Wrong again, but its nice to see you Maidan fan-bois finally waking up to the value of adhering to the democratic process as opposed to mob rule.
Our country doesn’t even have a budget, let alone nor that balances.
Excellent — but depressing — analysis. Thanks for the flag.
...Europe is not going to tolerate another cynical anschluss, — they know their lessons from the first one.
***
I pray you are right, but I fear you are giving Europe too much credit.
...sooner or later someone will come and swallow us up....
***
It is happening gradually in a bloodless invasion from Mexico. Add to that all of the mohammedans, who eventually will force the word “bloodless” out of the description.
We are fighting like hell to make sure some homo can get a wedding cake while our military is putting on cross dressing caberet shows and the author asks why Russia doesn’t fear the west?
The only people who fear the American government are the American people.
Asking the same questions that live in the minds of Russian citizens, Kremlin bureaucrats and the Putin entourage is key.
How far will the moslem problem go before a breaking point? What about the Orthodox Church - what can they do to sto pthe destruction of western christianity by moslem hordes?
The loudest wildcard is the evangelical movement in Moscow. Evangelicals have the eyes and ears of the upper echelon military, business and government. Evangelicals are the most likely to start internal movements against the status quo of Orthodox Christianity. So far, there is no protestant class in Russia save the miniscule evangelical church. This info is all first person interviews posted on youtube from Russia in the past 3 years.

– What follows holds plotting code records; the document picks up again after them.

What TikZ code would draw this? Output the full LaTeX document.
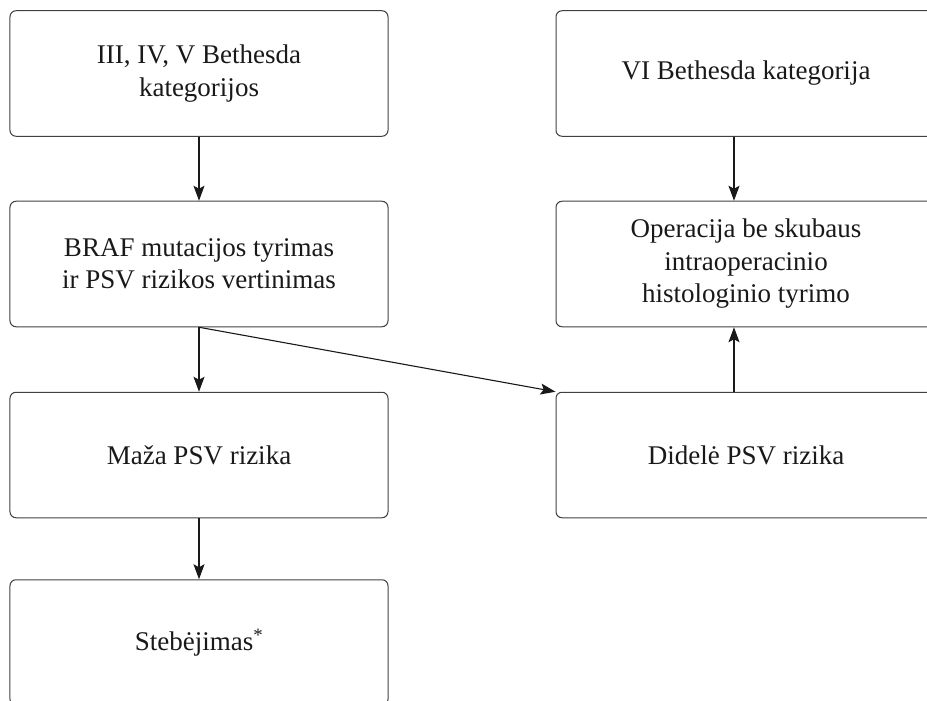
\documentclass[tikz,border=0pt]{standalone}
\usepackage{fontspec}
\setmainfont{Liberation Serif}
\usetikzlibrary{arrows.meta,calc}
\begin{document}
\begin{tikzpicture}[x=1bp,y=-1bp,
  box/.style={draw=black!75, line width=1bp, rounded corners=6bp, align=center,
    inner sep=0pt, minimum width=378bp, minimum height=125.5bp,
    font=\fontsize{27bp}{32.5bp}\selectfont, text=black!90},
  arr/.style={draw=black!90, line width=1.1bp, -{Stealth[length=15bp,width=11bp,inset=3bp]}}]
\useasboundingbox (0,0) rectangle (927,701);
\clip (0,0) rectangle (927,701);
% left column
\node[box] (a) at (199,73.5) {III, IV, V Bethesda\\kategorijos};
\node[box] (b) at (199,264) {BRAF mutacijos tyrimas\\ir PSV rizikos vertinimas};
\node[box] (c) at (199,455) {Maža PSV rizika};
\node[box] (d) at (199,642.5) {Stebėjimas\textsuperscript{*}};
% right column
\node[box, minimum width=380bp] (e) at (746,73.5) {VI Bethesda kategorija};
\node[box, minimum width=380bp] (f) at (746,264) {Operacija be skubaus\\intraoperacinio\\histologinio tyrimo};
\node[box, minimum width=380bp] (g) at (746,455) {Didelė PSV rizika};
% connectors
\draw[arr] (a.south) -- (b.north);
\draw[arr] (b.south) -- (c.north);
\draw[arr] (c.south) -- (d.north);
\draw[arr] (b.south) -- (g.north west);
\draw[arr] ([xshift=-12bp]e.south) -- ([xshift=-12bp]f.north);
\draw[arr] ([xshift=-12bp]g.north) -- ([xshift=-12bp]f.south);
\end{tikzpicture}
\end{document}
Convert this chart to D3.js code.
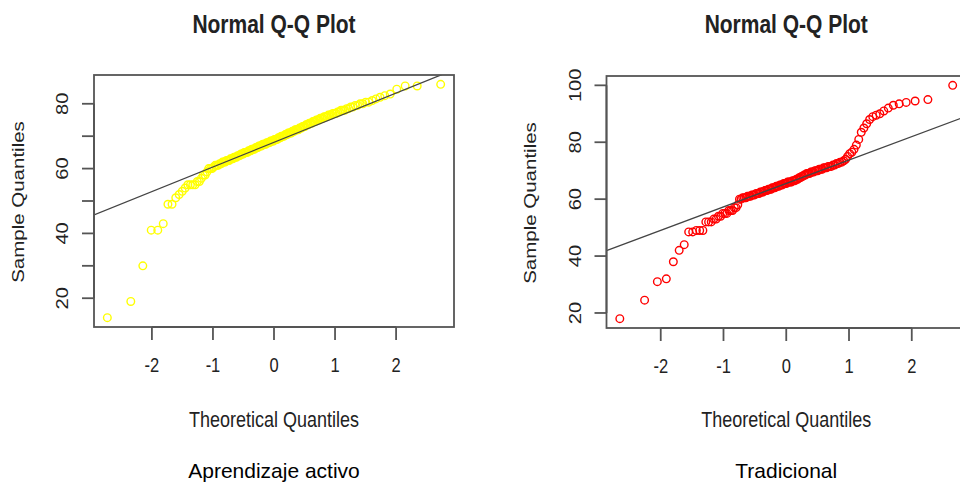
<!DOCTYPE html>
<html>
<head>
<meta charset="utf-8">
<script src="https://cdn.jsdelivr.net/npm/d3@7"></script>
<style>
  body { margin: 0; background: #fff; }
  text { font-family: "Liberation Sans", Arial, sans-serif; }
</style>
</head>
<body>
<div id="chart"></div>
<script>
// Normal Q-Q plots of two groups of scores (R qqnorm + qqline look)

// Sorted sample scores
const activeScores = [
  14, 19, 30, 41, 41, 43, 49, 49, 51, 52, 53, 54, 55, 55, 55, 55, 56, 56, 57, 58, 58, 59, 60, 60, 60,
  60.5, 61, 61, 61, 61.5, 61.5, 62, 62, 62, 62.5, 62.5, 62.5, 63, 63, 63,
  63.5, 63.5, 63.5, 64, 64, 64, 64.5, 64.5, 64.5, 65, 65, 65, 65, 65.5, 65.5,
  65.5, 66, 66, 66, 66, 66.5, 66.5, 66.5, 67, 67, 67, 67, 67.5, 67.5, 67.5,
  67.5, 68, 68, 68, 68, 68.5, 68.5, 68.5, 68.5, 69, 69, 69, 69, 69.5, 69.5,
  69.5, 70, 70, 70, 70, 70.5, 70.5, 70.5, 71, 71, 71, 71, 71.5, 71.5, 71.5,
  72, 72, 72, 72, 72.5, 72.5, 72.5, 73, 73, 73, 73.5, 73.5, 73.5, 74, 74,
  74, 74.5, 74.5, 74.5, 75, 75, 75, 75.5, 75.5, 75.5, 76, 76, 76, 76.5, 76.5,
  76.5, 77, 77, 77, 77.5, 77.5, 78, 78, 78, 78.5, 78.5, 79, 79, 79.5, 79.5,
  80, 80, 80.5, 80.5, 81, 81.5, 82, 82.5, 83, 84.5, 85.5, 85.5, 86
];

const traditionalScores = [
  18, 24.5, 31, 32, 38, 42, 44, 48.5, 48.5, 49, 49, 49, 52, 52, 52, 53, 53, 54, 54, 55, 55, 55, 56, 56, 56, 57, 57, 58,
  60, 60, 60.5, 60.5, 60.5, 61, 61, 61, 61.5, 61.5, 61.5, 62, 62, 62,
  62.5, 62.5, 62.5, 63, 63, 63, 63.5, 63.5, 63.5, 64, 64, 64, 64.5, 64.5, 64.5,
  65, 65, 65, 65.5, 65.5, 65.5, 66, 66, 66, 66, 66.5, 66.5, 66.5, 67, 67,
  67.5, 67.5, 68, 68, 68.5, 68.5, 69, 69, 69, 69.5, 69.5, 69.5, 70, 70, 70,
  70.5, 70.5, 70.5, 71, 71, 71, 71.5, 71.5, 71.5, 72, 72, 72.5, 72.5, 73, 73,
  73.5, 74,
  75, 76, 76.5, 77.5, 79, 81, 83.5, 85, 86.5, 88, 89, 89.5, 90, 91, 92, 93, 93.5, 94, 94.5, 95, 100
];

// qqline: [intercept, slope]
const activeLine = [68.1, 7.6];
const traditionalLine = [65.5, 8.23];

// Tick values and labels
const xTicks = [-2, -1, 0, 1, 2];
const activeYTicks = [20, 30, 40, 50, 60, 70, 80];
const activeYLabels = [20, 40, 60, 80];
const traditionalYTicks = [20, 40, 60, 80, 100];
const traditionalYLabels = [20, 40, 60, 80, 100];

const titleText = 'Normal Q-Q Plot';
const xTitle = 'Theoretical Quantiles';
const yTitle = 'Sample Quantiles';
const captions = ['Aprendizaje activo', 'Tradicional'];

const width = 960;
const height = 497;
// the R plots in the source are a bit stretched vertically
const stretch = 1.22;

const svg = d3.select('#chart')
  .append('svg')
  .attr('width', width)
  .attr('height', height);

// Inverse normal CDF (Acklam), used for the theoretical quantiles
function qnorm(p) {
  const a = [-3.969683028665376e+01, 2.209460984245205e+02, -2.759285104469687e+02, 1.383577518672690e+02, -3.066479806614716e+01, 2.506628277459239e+00];
  const b = [-5.447609879822406e+01, 1.615858368580409e+02, -1.556989798598866e+02, 6.680131188771972e+01, -1.328068155288572e+01];
  const c = [-7.784894002430293e-03, -3.223964580411365e-01, -2.400758277161838e+00, -2.549732539343734e+00, 4.374664141464968e+00, 2.938163982698783e+00];
  const d = [7.784695709041462e-03, 3.224671290700398e-01, 2.445134137142996e+00, 3.754408661907416e+00];
  const pl = 0.02425;
  if (p < pl) {
    const q = Math.sqrt(-2 * Math.log(p));
    return (((((c[0] * q + c[1]) * q + c[2]) * q + c[3]) * q + c[4]) * q + c[5]) /
      ((((d[0] * q + d[1]) * q + d[2]) * q + d[3]) * q + 1);
  }
  if (p > 1 - pl) return -qnorm(1 - p);
  const q = p - 0.5, r = q * q;
  return (((((a[0] * r + a[1]) * r + a[2]) * r + a[3]) * r + a[4]) * r + a[5]) * q /
    (((((b[0] * r + b[1]) * r + b[2]) * r + b[3]) * r + b[4]) * r + 1);
}

// R style axis range: data range stretched by 4%
function padded(ext) {
  const pad = (ext[1] - ext[0]) * 0.04;
  return [ext[0] - pad, ext[1] + pad];
}

// horizontal text, taller than wide like the source
function hText(x, y, str, size, weight, fill, sy) {
  return svg.append('text')
    .attr('transform', `translate(${x},${y}) scale(1,${sy || stretch})`)
    .attr('text-anchor', 'middle')
    .attr('font-size', size)
    .attr('font-weight', weight || 'normal')
    .attr('fill', fill || '#222')
    .text(str);
}

// vertical text, read bottom to top
function vText(x, y, str, size) {
  return svg.append('text')
    .attr('transform', `translate(${x},${y}) rotate(-90) scale(${stretch},1)`)
    .attr('text-anchor', 'middle')
    .attr('font-size', size)
    .attr('fill', '#222')
    .text(str);
}

function drawPanel(opts) {
  const n = opts.scores.length;
  const points = opts.scores.map((v, i) => ({ q: qnorm((i + 1 - 0.5) / n), v: v }));

  const x = d3.scaleLinear()
    .domain(padded(d3.extent(points, d => d.q)))
    .range([opts.left, opts.right]);
  const y = d3.scaleLinear()
    .domain(padded(d3.extent(points, d => d.v)))
    .range([opts.bottom, opts.top]);

  const g = svg.append('g');

  // qq points, open circles
  g.selectAll('.pt')
    .data(points)
    .enter()
    .append('circle')
    .attr('class', 'pt')
    .attr('cx', d => x(d.q))
    .attr('cy', d => y(d.v))
    .attr('r', 3.8)
    .attr('fill', 'none')
    .attr('stroke', opts.color)
    .attr('stroke-width', 1.4);

  // qqline across the whole box
  const [x0, x1] = x.domain();
  g.append('line')
    .attr('x1', x(x0))
    .attr('y1', y(opts.line[0] + opts.line[1] * x0))
    .attr('x2', x(x1))
    .attr('y2', y(opts.line[0] + opts.line[1] * x1))
    .attr('stroke', '#444')
    .attr('stroke-width', 1.3);

  // clip everything to the box area
  const clipId = 'clip' + Math.round(opts.left);
  svg.append('clipPath').attr('id', clipId)
    .append('rect')
    .attr('x', opts.left).attr('y', opts.top)
    .attr('width', opts.right - opts.left).attr('height', opts.bottom - opts.top);
  g.attr('clip-path', `url(#${clipId})`);

  // box
  svg.append('rect')
    .attr('x', opts.left)
    .attr('y', opts.top)
    .attr('width', opts.right - opts.left)
    .attr('height', opts.bottom - opts.top)
    .attr('fill', 'none')
    .attr('stroke', '#555')
    .attr('stroke-width', 1.8);

  // x axis
  const xAxis = svg.append('g').attr('stroke', '#555').attr('stroke-width', 1.8);
  xAxis.append('line')
    .attr('x1', x(xTicks[0])).attr('x2', x(xTicks[xTicks.length - 1]))
    .attr('y1', opts.bottom).attr('y2', opts.bottom);
  xAxis.selectAll('.xt')
    .data(xTicks)
    .enter()
    .append('line')
    .attr('x1', d => x(d)).attr('x2', d => x(d))
    .attr('y1', opts.bottom).attr('y2', opts.bottom + 13);
  xTicks.forEach(d => hText(x(d), opts.bottom + 45, d < 0 ? '-' + Math.abs(d) : d, 16.5));

  // y axis
  const yt = opts.yTicks;
  const yAxis = svg.append('g').attr('stroke', '#555').attr('stroke-width', 1.8);
  yAxis.append('line')
    .attr('x1', opts.left).attr('x2', opts.left)
    .attr('y1', y(yt[0])).attr('y2', y(yt[yt.length - 1]));
  yAxis.selectAll('.yt')
    .data(yt)
    .enter()
    .append('line')
    .attr('x1', opts.left - 12).attr('x2', opts.left)
    .attr('y1', d => y(d)).attr('y2', d => y(d));
  opts.yLabels.forEach(d => vText(opts.left - 26, y(d), d, 16.5));

  // titles
  const cx = (x(x0) + x(x1)) / 2;
  hText(cx, 33, titleText, 21, 'bold');
  hText(cx, 427, xTitle, 18);
  vText(opts.yTitleX, (opts.top + opts.bottom) / 2 + 1, yTitle, 16.8);
  // captions sit outside the R plots, not stretched
  hText(cx, 478, opts.caption, 21, 'normal', '#000', 1);
}

drawPanel({
  scores: activeScores, line: activeLine, color: '#ffff00',
  yTicks: activeYTicks, yLabels: activeYLabels, caption: captions[0],
  left: 94, right: 454, top: 75, bottom: 327, yTitleX: 24
});

drawPanel({
  scores: traditionalScores, line: traditionalLine, color: '#ff0000',
  yTicks: traditionalYTicks, yLabels: traditionalYLabels, caption: captions[1],
  left: 606.5, right: 966, top: 76, bottom: 328, yTitleX: 536
});
</script>
</body>
</html>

Will the Maidan movement topple Moscow from the inside before the moslems vote themselves into a nuclear power stance?
Talking TV heads talk about the past and geopolitical realities that disappeared with the berlin wall. It's all about what is going to happen with the pushback against the moslem payoff to take over the western world.
and the only person to fear American power is the American president.